At the forefront of the praise, from both people who loved and hated the overall film, is Joaquin Phoenix. As if there was any doubt that he is currently one of the best actors working in Hollywood today, Phoenix turns in a twisted and enigmatic performance for the ages. It’s dark, but never over the top, a consequence of a film trying so desperately to not be a story about a comic book super villain in clown makeup. Nevertheless, Phoenix suits the role and turns in a masterclass performance that’s destined to be left out by the Academy when the time comes and cause an uproar.

While Phoenix is impeccable behind the painted face of Joker, the character he is playing only works in the gritty and drab world of a 70’s era Gotham City. From a production design standpoint, Joker is a fairly well crafted film from top to bottom, all elevated by a tremendous score (and one of my personal picks for best of the year) from Hildur Guðnadóttir. The edge pieces are there for a truly special film to be constructed, it’s just the important middle section that is completely the wrong fit.

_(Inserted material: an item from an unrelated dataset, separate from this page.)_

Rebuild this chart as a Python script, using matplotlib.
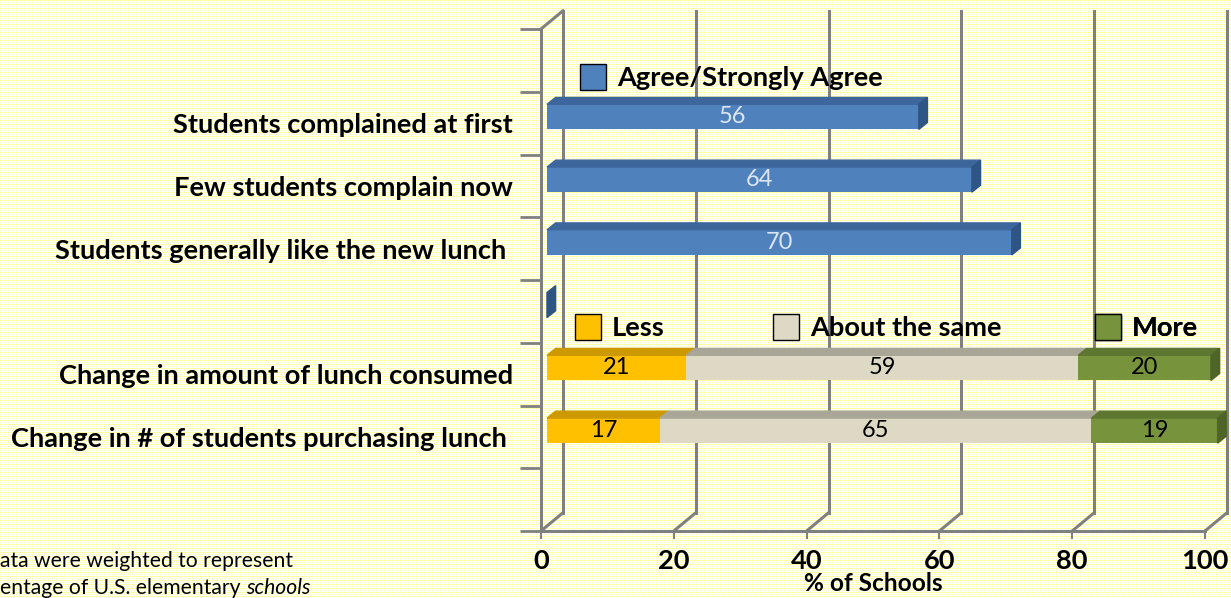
import numpy as np
import matplotlib.pyplot as plt
from matplotlib.patches import Polygon, Patch

# data
rows = ["Students complained at first", "Few students complain now",
        "Students generally like the new lunch ", "",
        "Change in amount of lunch consumed",
        "Change in # of students purchasing lunch "]
row_y = [6.5, 5.5, 4.5, 3.5, 2.5, 1.5]

agree = [56, 64, 70, 0]
less = [21, 17]
same = [59, 65]
more = [20, 19]

ticks_x = [0, 20, 40, 60, 80, 100]

plt.rcParams['font.family'] = ['Lato', 'DejaVu Sans']

W, H = 1231, 598
fig = plt.figure(figsize=(W / 100, H / 100), dpi=100)

# dotted pale yellow background
yy, xx = np.mgrid[0:H, 0:W]
bg = np.ones((H, W, 3))
dots = ((xx % 4 == 0) & (yy % 2 == 0)) | ((yy % 4 == 0) & (xx % 2 == 0))
bg[dots] = [1.0, 1.0, 0.62]
fig.figimage(bg, 0, 0, zorder=-10)

ax = fig.add_axes([541 / W, 67 / H, 664 / W, 502 / H])
ax.patch.set_alpha(0)
for s in ax.spines.values():
    s.set_visible(False)
ax.set_xlim(0, 100)
ax.set_ylim(0, 8)

grey = '#808080'
DX, DY = 3.3, 0.29          # wall depth
bx, by = 0.9, 0.1           # bar offset from front plane
bdx, bdy = 1.3, 0.11        # bar depth
bh = 0.4

# walls / grid
for x in ticks_x:
    ax.plot([x + DX, x + DX], [DY, 8 + DY], color=grey, lw=2.2, clip_on=False, zorder=1)
    ax.plot([x, x + DX], [0, DY], color=grey, lw=2.2, clip_on=False, zorder=1)
ax.plot([0, 100], [0, 0], color=grey, lw=2.2, clip_on=False, zorder=1)
ax.plot([0, 0], [0, 8], color=grey, lw=2.2, clip_on=False, zorder=1)
ax.plot([0, DX], [8, 8 + DY], color=grey, lw=2.2, clip_on=False, zorder=1)


def bar3d(y, left, width, front, top, side=None, label=None, tcolor='black'):
    y0 = y - bh / 2 + by
    x0 = left + bx
    if width > 0:
        ax.barh(y + by, width, left=x0, height=bh, color=front, zorder=3, clip_on=False)
        ax.add_patch(Polygon([(x0, y0 + bh), (x0 + width, y0 + bh),
                              (x0 + width + bdx, y0 + bh + bdy), (x0 + bdx, y0 + bh + bdy)],
                             closed=True, color=top, zorder=3, clip_on=False))
    if side is not None:
        xe = x0 + width
        ax.add_patch(Polygon([(xe, y0), (xe, y0 + bh), (xe + bdx, y0 + bh + bdy), (xe + bdx, y0 + bdy)],
                             closed=True, color=side, zorder=3, clip_on=False))
    if label is not None:
        ax.text(x0 + width / 2, y + by, label, ha='center', va='center',
                fontsize=17, color=tcolor, zorder=4)


blue, blue_top, blue_side = '#4F81BD', '#3D679C', '#2F5585'
for y, v in zip(row_y[:4], agree):
    bar3d(y, 0, v, blue, blue_top, blue_side, str(v) if v else None, '#DCE6F2')

seg_cols = [('#FFC000', '#CC9A00'), ('#DDD9C4', '#A9A697'), ('#77933C', '#5E7730')]
for i, y in enumerate(row_y[4:]):
    vals = [less[i], same[i], more[i]]
    left = 0
    for j, v in enumerate(vals):
        fc, tc = seg_cols[j]
        bar3d(y, left, v, fc, tc, '#4F6427' if j == 2 else None, str(v))
        left += v

# axes ticks
fs = 19.6
ax.set_xticks(ticks_x)
ax.set_xticklabels([str(t) for t in ticks_x], fontsize=fs, fontweight='bold')
ax.tick_params(axis='x', length=6, width=1.5, color=grey, pad=7)
ax.set_xlabel('% of Schools', fontsize=17.6, fontweight='bold', labelpad=-1)

ax.set_yticks(np.arange(0, 9))
ax.set_yticklabels([])
ax.tick_params(axis='y', which='major', length=15, width=2, color=grey)
ax.set_yticks(row_y, minor=True)
ax.set_yticklabels(rows, minor=True, fontsize=fs, fontweight='bold')
ax.tick_params(axis='y', which='minor', length=0, pad=20)

# legends
legs = [('Agree/Strongly Agree', blue, 580, 77),
        ('Less', '#FFC000', 575, 327),
        ('About the same', '#DDD9C4', 773, 327),
        ('More', '#77933C', 1095, 327)]
for name, c, lx, ly in legs:
    lg = ax.legend(handles=[Patch(facecolor=c, edgecolor='black', label=name)],
                   loc='center left', bbox_to_anchor=(lx / W, 1 - ly / H),
                   bbox_transform=fig.transFigure, frameon=False, borderpad=0,
                   borderaxespad=0, handlelength=0.95, handleheight=1.1,
                   handletextpad=0.4, prop={'size': fs, 'weight': 'bold'})
    ax.add_artist(lg)

# footnote
fig.text(0, 1 - 561 / H, 'ata were weighted to represent', fontsize=15.2, va='center')
t2 = fig.text(0, 1 - 588 / H, 'entage of U.S. elementary ', fontsize=15.2, va='center')
ax.annotate('schools', xy=(1, 0.5), xycoords=t2, va='center', ha='left',
            fontsize=15.2, style='italic', annotation_clip=False)
fig.savefig('out.png', dpi=100)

Joker is a textbook case of wanting to have your cake and eat it too. Director and writer Todd Phillips, along with fellow writer Scott Silver, clearly have an affection for films that have come before in the long history of damaged individuals wreaking havoc on society (i.e. Taxi Driver), and Joker offers them a chance to make a movie along those lines, even if it doesn’t make sense for the character everyone already knows.

Is it all an attempt to flip the comic book movie on its head and present the dark mirror of the Caped Crusader in a new way? Or is it all the concoction of a madman? Phillips doesn’t choose either way, nixing any potential to get political or take a stance by placing seeds of doubt to the legitimacy of the whole story. Is there something to say about mental illness and the way the world handles it? Maybe, but Phillips isn’t interested in actually tackling any of that, getting to the homicidal rampage and chaos is far more important. It’s not inherently a bad thing, but movies aren’t made in a vacuum. Audiences know the Joker, they know who he will become, and it’s awfully hard to be sympathetic to the future murderous Clown Prince of Crime.

Joker is undoubtedly a well-crafted movie from a visual perspective, and the music choices, both the score and songs, are really well utilized and only serve to elevate the film. A ridiculously enthralling turn from Phoenix will be a worthwhile draw for many as well, even if he seems destined to face scrutiny for the remainder of awards season. Where the film falters is in its most important hurdle: telling an origin story for a character famous for not actually having one. Phillips know what film he wants to make, but is too afraid to tackle the issues he presents, and what’s left is a mishmash of shock-value beats that amount to little more than an average look at a man’s descent into madness. Oh and he just happens to look like that comic book character you’ve seen before.